A/B Testing and Experimentation
What You’ll Learn
You will design and execute A/B tests on your ecommerce store to scientifically validate improvements to product pages, checkout processes, and marketing campaigns. A/B testing transforms decision-making from guesswork into data-driven optimization, allowing you to incrementally improve conversion rates and revenue without relying on intuition or trends.
Key Concepts
A/B testing (also called split testing) compares two versions of a webpage or email to determine which performs better against a specific metric like conversion rate or click-through rate. Rather than rolling out changes site-wide based on assumptions, A/B testing shows actual customer behavior, often revealing counterintuitive results that contradict popular design trends. Effective A/B testing requires statistical significance—enough traffic and time to ensure results aren’t due to random chance. Many ecommerce businesses that test rigorously achieve 10-20% improvement in conversion rates annually through hundreds of small experiments.
- Hypothesis Formation: Begin each test with a clear hypothesis based on customer feedback, analytics data, or user testing, such as “changing the checkout button color from blue to green will increase conversion rate by 2%.” A strong hypothesis identifies the specific element you’re changing and predicts the expected outcome.
- Sample Size and Duration: Run tests until you reach statistical significance, typically requiring at least 100-200 conversions per variation and a minimum 1-2 week test duration to account for day-of-week and traffic pattern variations. Online calculators can determine your required sample size based on current conversion rate and expected improvement.
- Test Implementation: Use A/B testing tools like Optimizely, VWO, or Unbounce to randomly assign visitors to variant A (control) or variant B (test), ensuring that the same visitor always sees the same version across sessions. Avoid making changes to your website during active tests, as this contaminates the results.
- Result Analysis and Rollout: After reaching statistical significance, document results in a test registry and implement winning variants site-wide permanently, while archiving unsuccessful tests to avoid retesting the same hypothesis. A test registry creates institutional knowledge that prevents repeating failed experiments and identifies patterns in successful optimizations.

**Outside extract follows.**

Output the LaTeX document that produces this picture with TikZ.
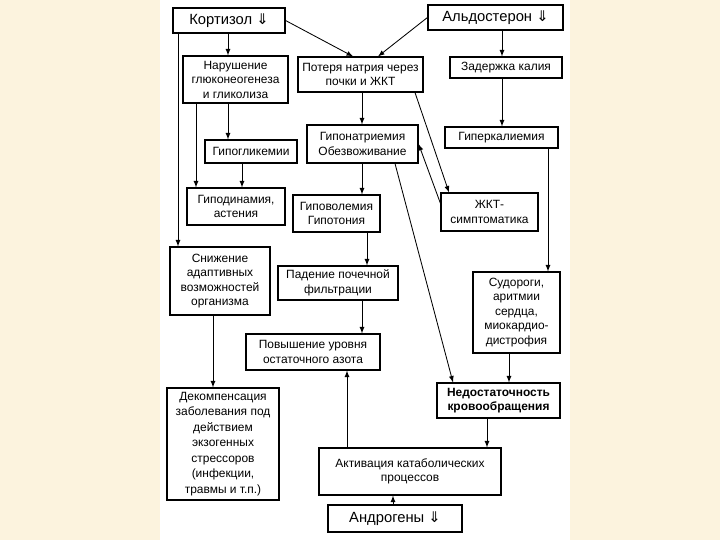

- Multivariate Testing: Once you master A/B testing, advance to multivariate tests that simultaneously test multiple elements (headline, image, and button color together) to identify synergistic effects between design elements.
Practical Application
Identify your single highest-impact page (typically your best-selling product page) and design three A/B test hypotheses based on customer feedback or known pain points, prioritizing tests that target your conversion rate bottleneck. Launch your first test using your platform’s built-in testing tool or a standalone A/B testing platform, running it for a minimum of two weeks with at least 1,000 visitors per variation.